Cryptoasset enthusiasts who have long argued that the decentralized nature of the asset class makes it a pure supply and demand play - immune from the vagaries of the economy, central banks and markets - may have to rethink their investment approach.
Some investors have already argued that the increasing dovishness displayed by several of the world's central banks in the face of slowing economic growth has been one of the reasons for the spike in crypto prices seen during the first half of this year.

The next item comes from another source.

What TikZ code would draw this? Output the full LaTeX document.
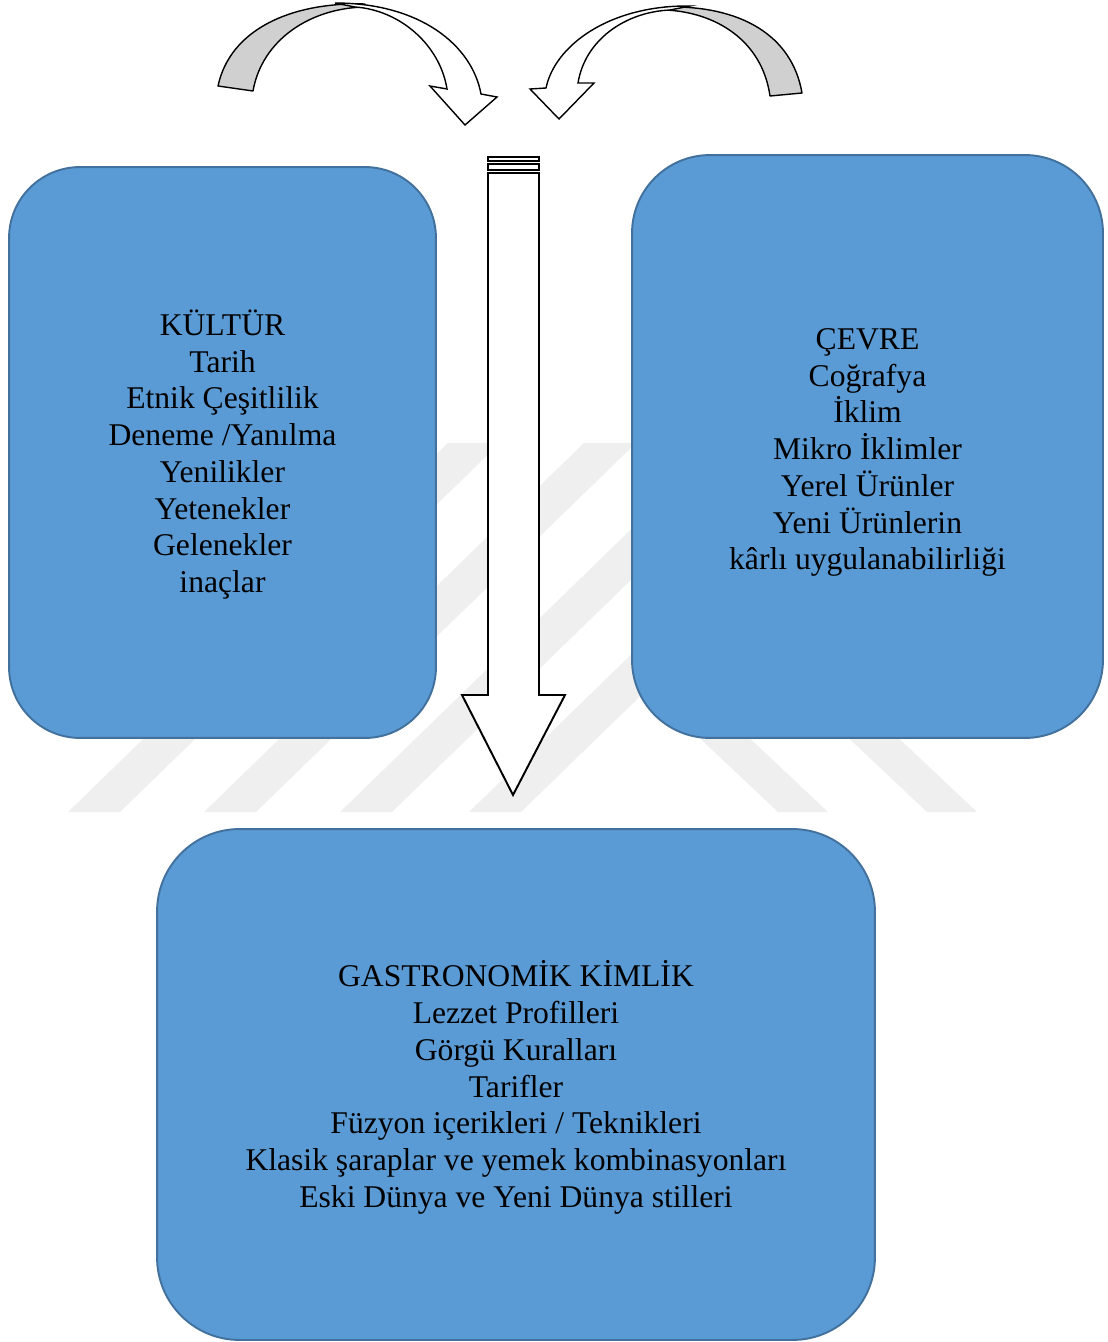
\documentclass[tikz,border=0pt]{standalone}
\usepackage{fontspec}
\setmainfont{Liberation Serif}
\definecolor{boxfill}{HTML}{5B9BD5}
\definecolor{boxline}{HTML}{41719C}
\definecolor{wmgray}{HTML}{EFEFEF}
\definecolor{tailgray}{HTML}{D0D0D0}
\tikzset{
  infobox/.style={draw=boxline, fill=boxfill, line width=1.1pt, inner sep=0pt},
  infotext/.style={align=center, font=\fontsize{18}{20.9}\selectfont, inner sep=0pt},
  bigarrow/.style={draw=black, fill=white, line width=1.1pt, line join=miter},
  curvtail/.style={draw=black, fill=tailgray, line width=0.8pt, line join=round},
  curvhead/.style={draw=black, fill=white, line width=0.8pt, line join=miter},
  wmstripe/.style={fill=wmgray, draw=none}
}
\begin{document}
\begin{tikzpicture}[x=0.02cm,y=-0.02cm]
\useasboundingbox (0,0) rectangle (1107,1342);
% faint watermark
\foreach \b in {68,204,340,469}{
  \fill[wmstripe] (\b,812) -- ({\b+52},812) -- ({\b+432},443) -- ({\b+380},443) -- cycle;
}
\foreach \b in {778,927}{
  \fill[wmstripe] (\b,812) -- ({\b+50},812) -- ({\b-90},680) -- ({\b-140},680) -- cycle;
}
% boxes
\node[infobox, minimum width=8.54cm, minimum height=11.42cm, rounded corners=1.42cm] (kultur) at (222.5,452.5) {};
\node[infotext] (kulturtext) at ([yshift=-0.04cm]kultur.center)
  {KÜLTÜR\\Tarih\\Etnik Çeşitlilik\\Deneme /Yanılma\\Yenilikler\\Yetenekler\\Gelenekler\\inaçlar};
\node[infobox, minimum width=9.42cm, minimum height=11.66cm, rounded corners=1.56cm] (cevre) at (867.5,446.5) {};
\node[infotext] (cevretext) at ([yshift=-0.12cm]cevre.center)
  {ÇEVRE\\Coğrafya\\İklim\\Mikro İklimler\\Yerel Ürünler\\Yeni Ürünlerin\\kârlı uygulanabilirliği};
\node[infobox, minimum width=14.36cm, minimum height=10.22cm, rounded corners=1.65cm] (gastro) at (516,1084.5) {};
\node[infotext] (gastrotext) at ([yshift=-0.06cm]gastro.center)
  {GASTRONOMİK KİMLİK\\Lezzet Profilleri\\Görgü Kuralları\\Tarifler\\Füzyon içerikleri / Teknikleri\\Klasik şaraplar ve yemek kombinasyonları\\Eski Dünya ve Yeni Dünya stilleri};
% striped down arrow
\draw[bigarrow] (488,157) rectangle (539,161);
\draw[bigarrow] (488,164) rectangle (539,170);
\draw[bigarrow] (488,173) -- (539,173) -- (539,695) -- (565,695) -- (513,795) -- (462,695) -- (488,695) -- cycle;
% left curved arrow
\draw[curvtail] (218,86) .. controls (230,30) and (290,2) .. (365,4) -- (365,7)
  .. controls (310,8) and (262,40) .. (253,91) -- cycle;
\draw[curvhead] (335,3) .. controls (420,3) and (472,45) .. (481,94) -- (497,97) -- (465,125)
  -- (430,86) -- (447,89) .. controls (440,45) and (400,10) .. (355,7) -- cycle;
% right curved arrow
\draw[curvtail] (802,93) .. controls (792,35) and (740,5) .. (665,7) -- (665,10)
  .. controls (715,12) and (762,40) .. (770,96) -- cycle;
\draw[curvhead] (690,6) .. controls (610,5) and (555,45) .. (546,88) -- (530,89) -- (559,119)
  -- (594,83) -- (578,83) .. controls (585,40) and (625,12) .. (670,10) -- cycle;
\end{tikzpicture}
\end{document}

Adding her voice to this growing chorus is Hong Kong-based newspaper columnist Henny Sender who says in this week's issue of the Nikkei Asian Review that in the last few months the volume of purchases of bitcoin and other cryptoassets in China is up as much as 50%.
Capital Flight Concerns
She says that Beijing's concerns about capital flight are lending urgency to the easing policies of the People's Bank of China. Investors are now seeing haven value in cryptocurrencies. Sender says:
There is a certain double irony in the fact that central banks regard cyber as a threat to their monopoly over fiat currency, yet they themselves have driven demand for it - and are now trying to issue such currency themselves.
The more traditional haven assets have also seen some interesting activity in recent weeks. Yield curves on US and UK government bonds inverted recently: this means that investors are buying more longer-term debt - which is slightly riskier - than short-term bonds, a sign that people believe the greatest economic risks lie immediately ahead of us.
Gold has also seen a strong pull higher since the end of May, rising 18% to $1,509 as global economic conditions worsen and geopolitical tensions - caused by the China-US trade standoff and, to a lesser extent, Brexit - tighten.
Grayscale, which manages the flagship Bitcoin Trust, first looked at bitcoin as "digital gold" in its August 2019 paper Hedging US-China Trade Risk with Bitcoin. Bitcoin, the paper said, is displaying an ever-more reliable store of value. Michael Beck, the paper's author, said:
With continued adoption, Bitcoin represents a transparent, immutable, and global form of liquidity that can provide both wealth preservation and growth opportunities.
Beck displayed the strong correlation between tariff hikes against China, announced by President Trump in May, and the rise in bitcoin during the first half: a cumulative return of nearly 105%. He added:
The challenges faced by politicians and policymakers will be difficult to manage given the complexity of our global financial system. Bitcoin could be a useful tool in helping investors insulate their portfolios from any failure to manage these problems effectively.
Nigel Green at financial advisory group deVere Group also sees the "digital gold" benefits of bitcoin. He said earlier this month that as global stocks have withdrawn sharply from their highs, bitcoin has largely retained its value.
"This is not a coincidence," he says. "It reveals that consensus is growing that bitcoin is becoming a flight-to-safety asset during times of market uncertainty."
Sender, who is also a regular columnist in the Financial Times, says that the developed world's central banks - thanks to their efforts to maintain their easing biases - have turned cryptocurrencies into safe-haven assets. She concludes:
This is a dramatic transformation from just two years ago. At that time bitcoin was considered a speculative investment that moved in tandem with tech stocks, rather than with assets like gold.